SPARQL: find subjects with the same set of triples?

Question

I am trying to identity Subjects that have the exact same "set" of triples. In this example data, :Set2 should be identified as the only exact match with :Set1, while :Set1 and :Set3 are NOT an exact match because of the value :VAL_E.

@prefix :  <https://www.example.org/Eg#>.

:Set1 :hasValue  :VAL_A, :VAL_B, :VAL_C, :VAL_D .
:Set2 :hasValue  :VAL_A, :VAL_B, :VAL_C, :VAL_D .
:Set3 :hasValue  :VAL_A, :VAL_B, :VAL_C, :VAL_D, :VAL_E .
:Set4 :hasValue  :VAL_A, :VAL_B .
:Set5 :hasValue  :VAL_F, :VAL_G, :VAL_H, :VAL_I, :VAL_J .

I have found example SPARQL on StackOverflow that identifies individual triples that match between :Set1 and the other sets, and even the number of matches , but not how identify an exact match of a set of triples as a whole. I expect a combination of FILTER NOT EXISTS and !SAMETERM is needed, but I can't get the syntax correct.
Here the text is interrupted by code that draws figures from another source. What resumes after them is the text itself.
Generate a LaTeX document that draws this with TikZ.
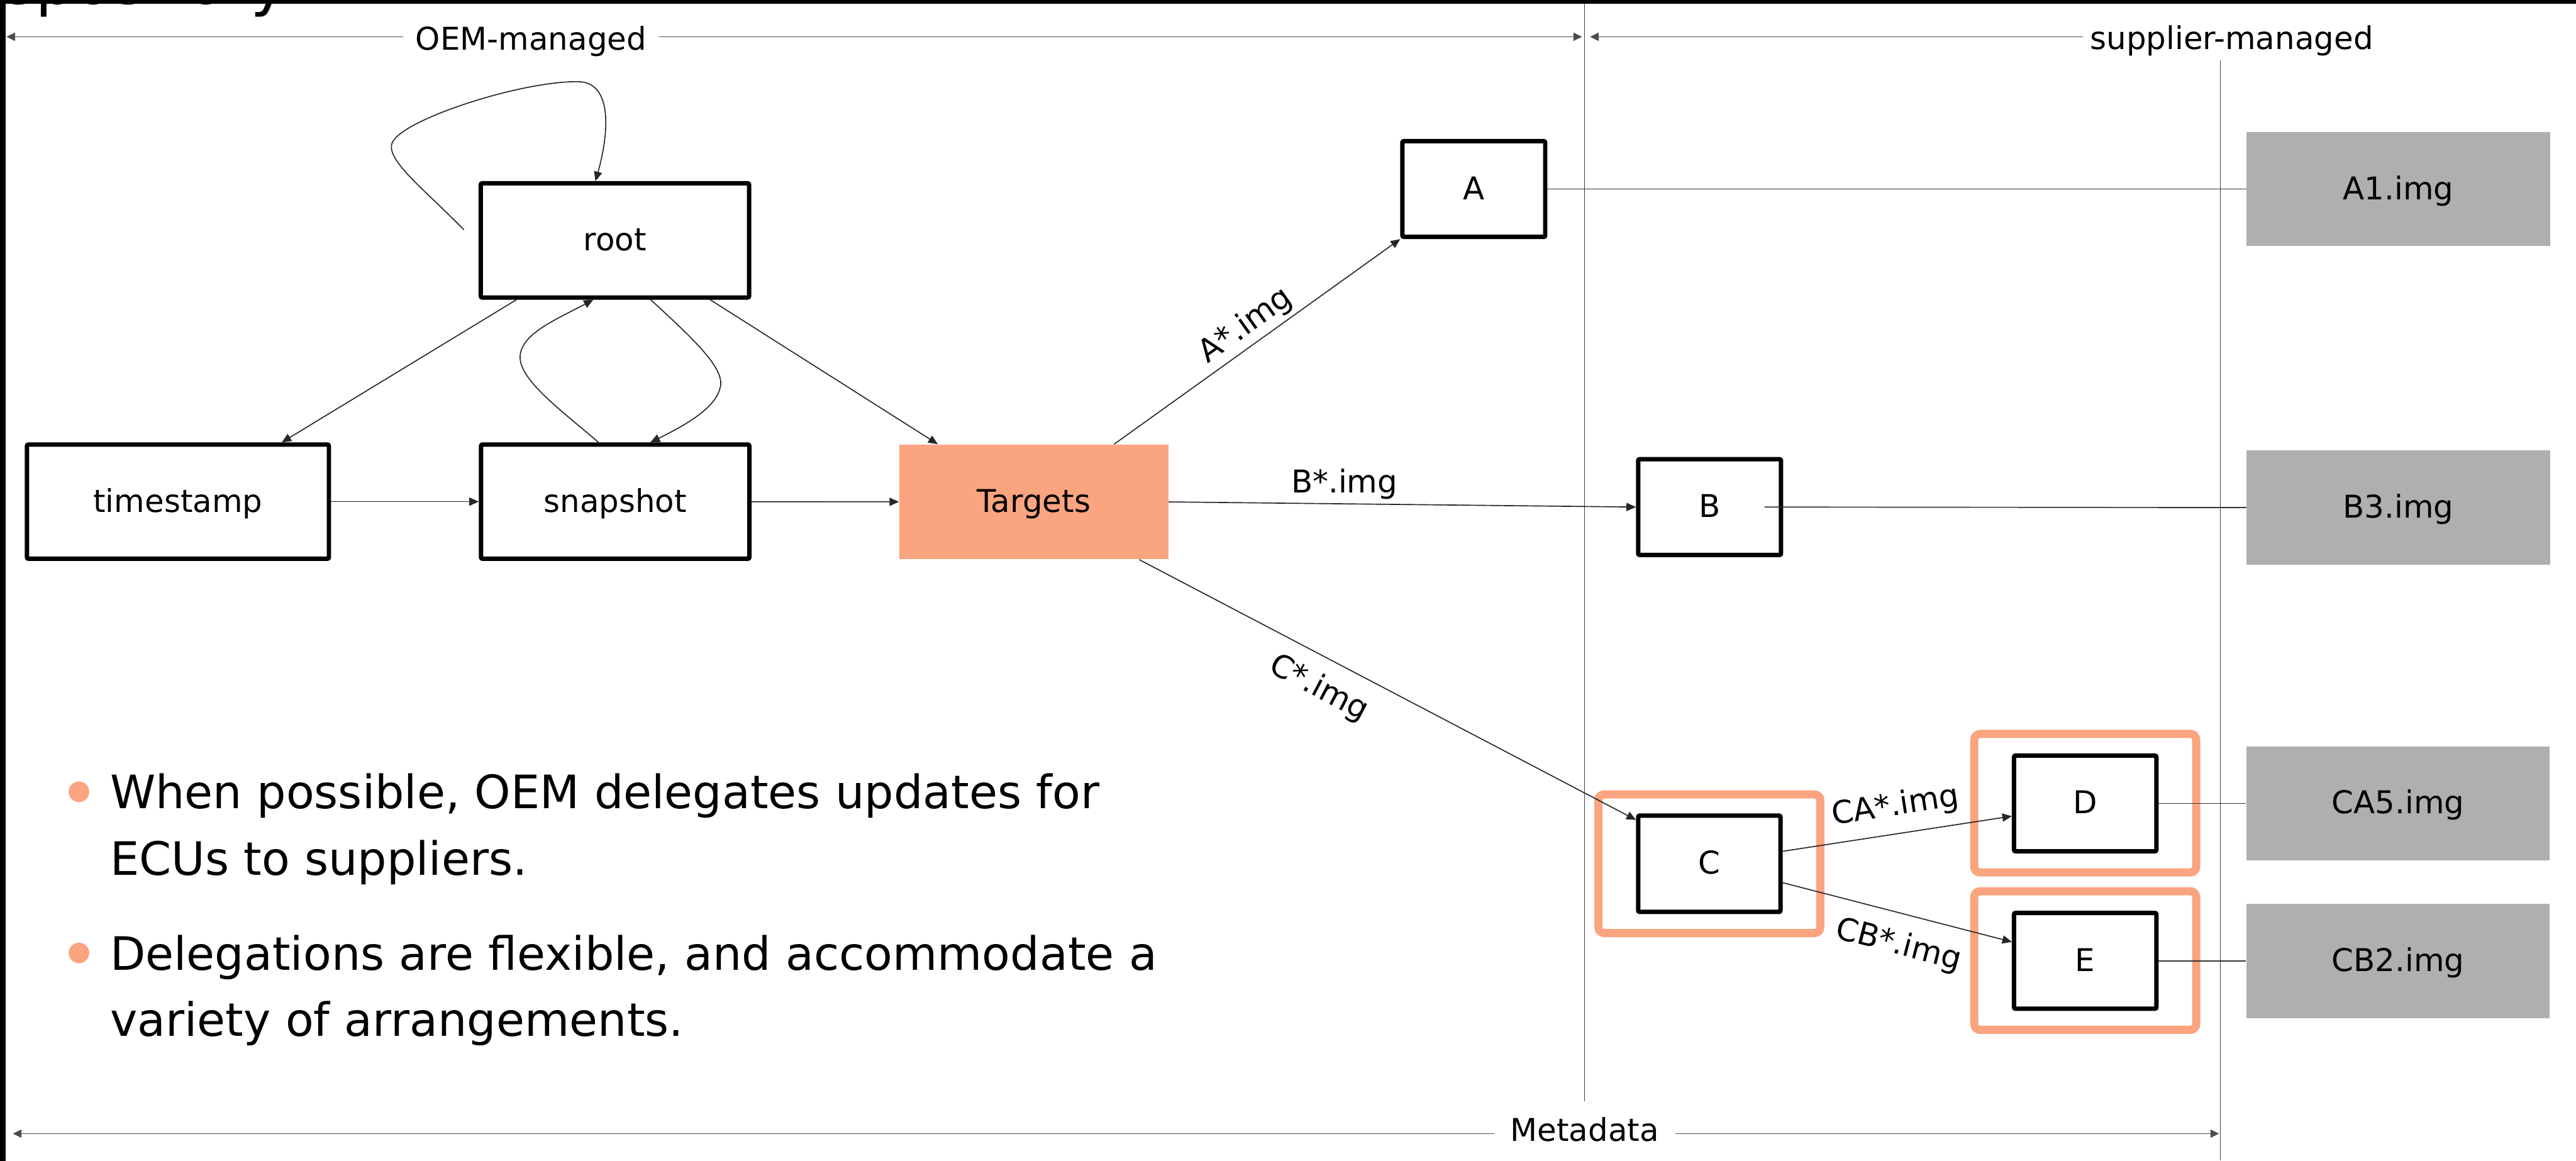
\documentclass[tikz,border=0pt]{standalone}
\usepackage{fontspec}
\setmainfont{DejaVu Sans}
\usetikzlibrary{arrows.meta,calc}
\definecolor{salmon}{RGB}{250,164,128}
\definecolor{imggray}{RGB}{175,175,175}
\begin{document}
\begin{tikzpicture}[x=0.01cm,y=-0.01cm,
  lbl/.style={font=\fontsize{16.5}{20}\selectfont},
  boxlbl/.style={lbl, text height=1.09em, text depth=0pt},
  metabox/.style={draw=black, line width=2.3pt, rounded corners=0.8pt, fill=white,
    inner sep=0pt, minimum width=2.64cm, minimum height=1.77cm, boxlbl},
  rolebox/.style={metabox, minimum width=4.96cm, minimum height=2.11cm},
  targetbox/.style={fill=salmon, inner sep=0pt, minimum width=4.97cm, minimum height=2.12cm, boxlbl},
  imgbox/.style={fill=imggray, inner sep=0pt, minimum width=5.61cm, minimum height=2.11cm, boxlbl},
  delegframe/.style={draw=salmon, line width=4.3pt, rounded corners=3pt, inner sep=0pt,
    minimum width=4.10cm, minimum height=2.56cm},
  conn/.style={draw=black!85, line width=0.55pt, -{Triangle[length=5pt,width=4.3pt]}},
  plainconn/.style={draw=black!80, line width=0.55pt},
  elbl/.style={lbl, inner sep=2pt},
  divider/.style={draw=black!75, line width=0.45pt},
  span/.style={draw=black!70, line width=0.6pt},
  spanlbl/.style={lbl, fill=white, anchor=base},
  bullet/.style={font=\fontsize{24.2}{35}\selectfont, anchor=base west, inner sep=0pt},
  dot/.style={circle, fill=salmon, minimum size=0.38cm, inner sep=0pt}
]
\useasboundingbox (0,0) rectangle (4763,2146);
\clip (0,0) rectangle (4763,2146);

% slide title, mostly running off the top edge
\node[font=\fontsize{32.7}{40}\selectfont, anchor=base west, inner sep=0pt] (title) at (-81,8) {Repository};

% column dividers
\draw[divider] (2930,0) -- (2930,2036);
\draw[divider] (4105,112) -- (4105,2146);

% extent arrows
\coordinate (oemL) at (12,68);
\coordinate (oemR) at (2925,68);
\coordinate (supL) at (2940,68);
\coordinate (metaL) at (24,2096);
\coordinate (metaR) at (4103,2096);
\draw[span, {Triangle[length=4.5pt,width=4.3pt]}-{Triangle[length=4.5pt,width=4.3pt]}] (oemL) -- (oemR);
\node[spanlbl, inner xsep=6.5pt] (oem) at (982,92) {OEM-managed};
\node[lbl, fill=white, anchor=base west, inner xsep=3.7pt, inner ysep=2pt] (sup) at (3851,91) {supplier-managed};
\draw[span, {Triangle[length=4.5pt,width=4.3pt]}-] (supL) -- (sup.west |- supL);
\draw[span, {Triangle[length=4.5pt,width=4.3pt]}-{Triangle[length=4.5pt,width=4.3pt]}] (metaL) -- (metaR);
\node[spanlbl, inner sep=8.5pt] (metadata) at (2930,2110) {Metadata};

% delegation frames
\node[delegframe] (Cf) at (3160.5,1597) {};
\node[delegframe] (Df) at (3855.5,1485) {};
\node[delegframe] (Ef) at (3855.5,1776) {};

% metadata roles
\node[rolebox] (root) at (1137,444.5) {root};
\node[rolebox, minimum width=5.58cm] (timestamp) at (329,927.5) {timestamp};
\node[rolebox] (snapshot) at (1137.5,927.5) {snapshot};
\node[targetbox] (targets) at (1911.5,928) {Targets};
\node[metabox] (A) at (2725,349.5) {A};
\node[metabox] (B) at (3161,937.5) {B};
\node[metabox, minimum width=2.63cm, minimum height=1.78cm] (C) at (3160.5,1597) {C};
\node[metabox, minimum width=2.63cm] (D) at (3855.5,1485.5) {D};
\node[metabox, minimum width=2.63cm] (E) at (3855.5,1776.5) {E};

% images
\node[imgbox] (A1) at (4434.5,349.5) {A1.img};
\node[imgbox] (B3) at (4434.5,938.5) {B3.img};
\node[imgbox] (CA5) at (4434,1485.5) {CA5.img};
\node[imgbox] (CB2) at (4434,1776.5) {CB2.img};

% role connectors
\draw[conn] ($(root.west)+(-27,-19.5)$) .. controls (790,355) and (718,300) .. (724,268)
  .. controls (730,225) and (960,150) .. (1068,151)
  .. controls (1135,151) and (1125,250) .. ($(root.north)+(-36,0)$);
\draw[conn] ($(root.south)+(-182,0)$) -- ($(timestamp.north)+(192,0)$);
\draw[conn] ($(root.south)+(176,0)$) -- ($(targets.north)+(-177.5,0)$);
\draw[conn] ($(root.south)+(66,0)$) .. controls (1280,625) and (1340,680) .. (1332,715)
  .. controls (1325,750) and (1280,780) .. ($(snapshot.north)+(65,0)$);
\draw[conn] ($(snapshot.north)+(-31,0)$) .. controls (1040,760) and (955,700) .. (962,655)
  .. controls (968,615) and (1030,590) .. ($(root.south)+(-40,0)$);
\draw[conn] (timestamp) -- (snapshot);
\draw[conn] (snapshot) -- (targets);

% delegations
\draw[conn] ($(targets.north)+(148.5,0)$) -- node[elbl, sloped, above, pos=0.5] {A*.img} (A.south west);
\draw[conn] (targets.east) -- node[elbl, above, pos=0.376] {B*.img} (B.west);
\draw[conn] ($(targets.south)+(195,0)$) -- node[elbl, sloped, below=6pt, pos=0.39] {C*.img} ($(C.north west)+(0,12)$);
\draw[conn] ($(C.east)+(0,-23)$) -- node[elbl, sloped, above=4pt, pos=0.51] {CA*.img} ($(D.west)+(0,23.5)$);
\draw[conn] ($(C.east)+(0,35)$) -- node[elbl, sloped, below=6.5pt, pos=0.54] {CB*.img} ($(E.west)+(0,-35)$);

% image links
\draw[plainconn] (A) -- (A1);
\draw[plainconn] ($(B.east)+(-34,0)$) -- (B3.west);
\draw[plainconn] (D) -- (CA5);
\draw[plainconn] (E) -- (CB2);

% bullet points
\node[dot] (dot1) at (146,1464) {};
\node[bullet] (item1a) at (203,1495) {When possible, OEM delegates updates for};
\node[bullet] (item1b) at (203,1618) {ECUs to suppliers.};
\node[dot] (dot2) at (146,1762) {};
\node[bullet] (item2a) at (203,1794) {Delegations are flexible, and accommodate a};
\node[bullet] (item2b) at (203,1916) {variety of arrangements.};

% outer frame
\draw[line width=0.14cm] (4,0) rectangle (6000,4000);
\end{tikzpicture}
\end{document}
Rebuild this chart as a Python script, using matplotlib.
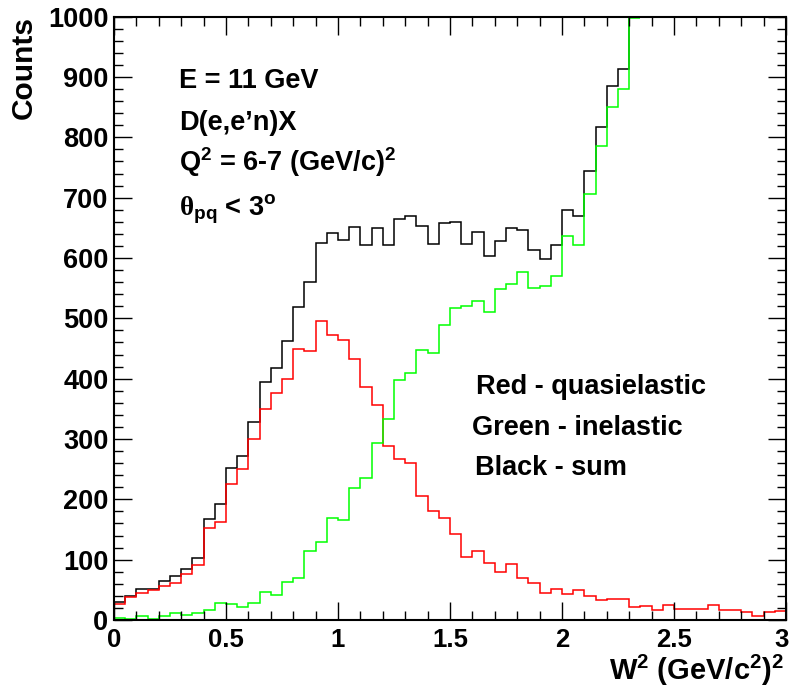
import matplotlib
matplotlib.use("Agg")
import matplotlib.pyplot as plt
import matplotlib.transforms as mtransforms
import numpy as np
from matplotlib.ticker import MultipleLocator, FixedLocator, FixedFormatter

# ---------------- data (read from the reference) ----------------
w2_min, w2_max, n_bins = 0.0, 3.0, 60

red_counts = [26, 38, 44, 50, 57, 62, 76, 91, 152, 163,
              225, 250, 300, 349, 377, 400, 449, 446, 496, 473,
              464, 433, 386, 356, 289, 267, 260, 206, 181, 169,
              143, 104, 114, 94, 79, 92, 70, 62, 45, 51,
              43, 49, 39, 33, 35, 34, 21, 23, 17, 25,
              19, 19, 19, 25, 16, 17, 13, 7, 13, 15]

# inelastic: bins above W^2 = 2.35 are off scale (> 1000) in the reference
green_counts = [4, 2, 7, 2, 7, 11, 8, 11, 16, 29,
                27, 22, 29, 46, 41, 63, 70, 114, 129, 169,
                166, 218, 235, 293, 333, 398, 410, 447, 442, 489,
                517, 520, 529, 510, 549, 557, 576, 551, 553, 571,
                636, 621, 706, 785, 850, 880, 998]

xtick_vals = [0, 0.5, 1, 1.5, 2, 2.5, 3]
xtick_labels = ["0", "0.5", "1", "1.5", "2", "2.5", "3"]
ytick_vals = [0, 100, 200, 300, 400, 500, 600, 700, 800, 900, 1000]

# ---------------- style ----------------
plt.rcParams["font.family"] = ["Liberation Sans", "DejaVu Sans"]
plt.rcParams["font.weight"] = "bold"
plt.rcParams["mathtext.fontset"] = "custom"
plt.rcParams["mathtext.rm"] = "Liberation Sans:bold"
plt.rcParams["mathtext.bf"] = "Liberation Sans:bold"
plt.rcParams["mathtext.it"] = "Liberation Sans:bold"
plt.rcParams["mathtext.sf"] = "Liberation Serif"
plt.rcParams["mathtext.default"] = "rm"

W, H = 791, 690
fig = plt.figure(figsize=(W / 100, H / 100), dpi=100)


def fx(px):
    return px / W


def fy(py):
    return 1 - py / H


ax_l, ax_r, ax_t, ax_b = 114, 786, 16.7, 620
ax = fig.add_axes([fx(ax_l), fy(ax_b), (ax_r - ax_l) / W, (ax_b - ax_t) / H])

edges = np.linspace(w2_min, w2_max, n_bins + 1)
red = np.array(red_counts, dtype=float)
green = np.array(green_counts, dtype=float)
ng = len(green)
black = red[:ng] + green

lw = 1.1
ax.stairs(black, edges[:ng + 1], color="black", lw=lw, baseline=None)
ax.stairs(red, edges, color="#ff0000", lw=lw, baseline=None)
ax.stairs(green, edges[:ng + 1], color="#00ff00", lw=lw, baseline=None)

ax.set_xlim(w2_min, w2_max)
ax.set_ylim(0, 1000)

ax.xaxis.set_major_locator(FixedLocator(xtick_vals))
ax.xaxis.set_major_formatter(FixedFormatter(xtick_labels))
ax.xaxis.set_minor_locator(MultipleLocator(0.1))
ax.yaxis.set_major_locator(FixedLocator(ytick_vals))
ax.yaxis.set_minor_locator(MultipleLocator(20))

ax.tick_params(which="both", direction="in", top=True, right=True, width=1.0)
ax.tick_params(which="major", length=13)
ax.tick_params(which="minor", length=6.5)
ax.tick_params(axis="x", labelsize=18.5, pad=6)
ax.tick_params(axis="y", labelsize=19.5, pad=4)
for lab in ax.get_xticklabels() + ax.get_yticklabels():
    lab.set_fontweight("bold")
for sp in ax.spines.values():
    sp.set_linewidth(1.5)

# nudge the last x tick label so it stays inside the canvas
last = ax.get_xticklabels()[-1]
last.set_transform(last.get_transform() +
                   mtransforms.ScaledTranslation(-0.04, 0, fig.dpi_scale_trans))

# axis titles
fig.text(fx(24), fy(16), "Counts", rotation=90, ha="center", va="top",
         fontsize=21.5, fontweight="bold")
fig.text(fx(784), fy(680), r"W$^{2}$ (GeV/c$^{2}$)$^{2}$", ha="right",
         va="baseline", fontsize=21, fontweight="bold")

# annotations
fs = 19.5
fig.text(fx(179), fy(88.5), "E = 11 GeV", ha="left", va="baseline",
         fontsize=fs, fontweight="bold")
fig.text(fx(179), fy(130.5), "D(e,e\u2019n)X", ha="left", va="baseline",
         fontsize=fs, fontweight="bold")
fig.text(fx(179), fy(171), r"Q$^{2}$ = 6-7 (GeV/c)$^{2}$", ha="left",
         va="baseline", fontsize=fs, fontweight="bold")
fig.text(fx(179), fy(216), r"$\mathsf{\theta}_{pq}$ < 3$^{o}$", ha="left",
         va="baseline", fontsize=fs, fontweight="bold")

fig.text(fx(476), fy(393.5), "Red - quasielastic", ha="left",
         va="baseline", fontsize=fs, fontweight="bold")
fig.text(fx(472), fy(435), "Green - inelastic", ha="left",
         va="baseline", fontsize=fs, fontweight="bold")
fig.text(fx(475), fy(475), "Black - sum", ha="left",
         va="baseline", fontsize=fs, fontweight="bold")

fig.savefig("out.png", dpi=100)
UPDATE: I adapted the SPARQL from @StanislavKralin to find other Sets identical to :Set1. It almost works.

SELECT DISTINCT  ?s2 {
  :Set1 ?p ?o .
  ?s2 ?p ?o .
  FILTER NOT EXISTS { :Set1 ?p1 ?o1 . FILTER NOT EXISTS { ?s2 ?p1 ?o1 } }
  FILTER NOT EXISTS { ?s2 ?p2 ?o2 . FILTER NOT EXISTS { :Set1 ?p2 ?o2 } } # omits match from :Set3 to :Set1
  FILTER (STR(:Set1) < STR(?s2))
}

However, the result of my query includes :Set4, which is incorrect.

:Set2
:Set4

What am I missing?

[Update] As noted in the comments below, Stanislav provided further explanation and code on the Stardog Community Forum: https://community.stardog.com/t/unexpected-sparql-filter-results/2745/14 , along with additional information from Pavel Klinov explaining Stardog's current behaviour. As you can read there, a ticket has been opened for resolution. Meanwhile, this code provided by Stanislav provides the correct result:

SELECT DISTINCT ?s1 ?s2 {
  ?s1 ?p ?o .   
  ?s2 ?p ?o .
  FILTER NOT EXISTS {
    ?s1 ?p ?o . 
    ?s2 ?p ?o . 
    ?s1 ?p1 ?o1 . 
    FILTER NOT EXISTS { ?s2 ?p1 ?o1 } }
  FILTER NOT EXISTS {
    ?s1 ?p ?o . 
    ?s2 ?p ?o .
    ?s2 ?p2 ?o2 . 
    FILTER NOT EXISTS { ?s1 ?p2 ?o2 } }
  FILTER (STR(?s1) < STR(?s2))
}

Answer 1

Tested in Apache Jena Fuseki and Ontotext GraphDB:

SELECT DISTINCT ?s1 ?s2 {
  ?s1 ?p ?o .
  ?s2 ?p ?o .
  FILTER NOT EXISTS { ?s1 ?p1 ?o1 . FILTER NOT EXISTS { ?s2 ?p1 ?o1 } }
  FILTER NOT EXISTS { ?s2 ?p2 ?o2 . FILTER NOT EXISTS { ?s1 ?p2 ?o2 } }
  FILTER (STR(?s1) < STR(?s2))
}

Explanation

Let S1 and S2 be the sets of triples having :s1 and :s2 as subjects respectively.
What does S1 ≡ S2 mean? That means that S1 ⊆ S2 and S2 ⊆ S1.
What does S1 ⊆ S2 mean? That means that ∀x(x ∈ S1 → x ∈ S2).
Unfortunately, there is no something like ∀ ('for all') in SPARQL.
However, one could write ¬∃x¬(x ∈ S1 → x ∈ S2) instead and use SPARQL's NOT EXISTS.
Finally, x ∈ S1 could be translated as :s1 ?p ?o.

See also this answer.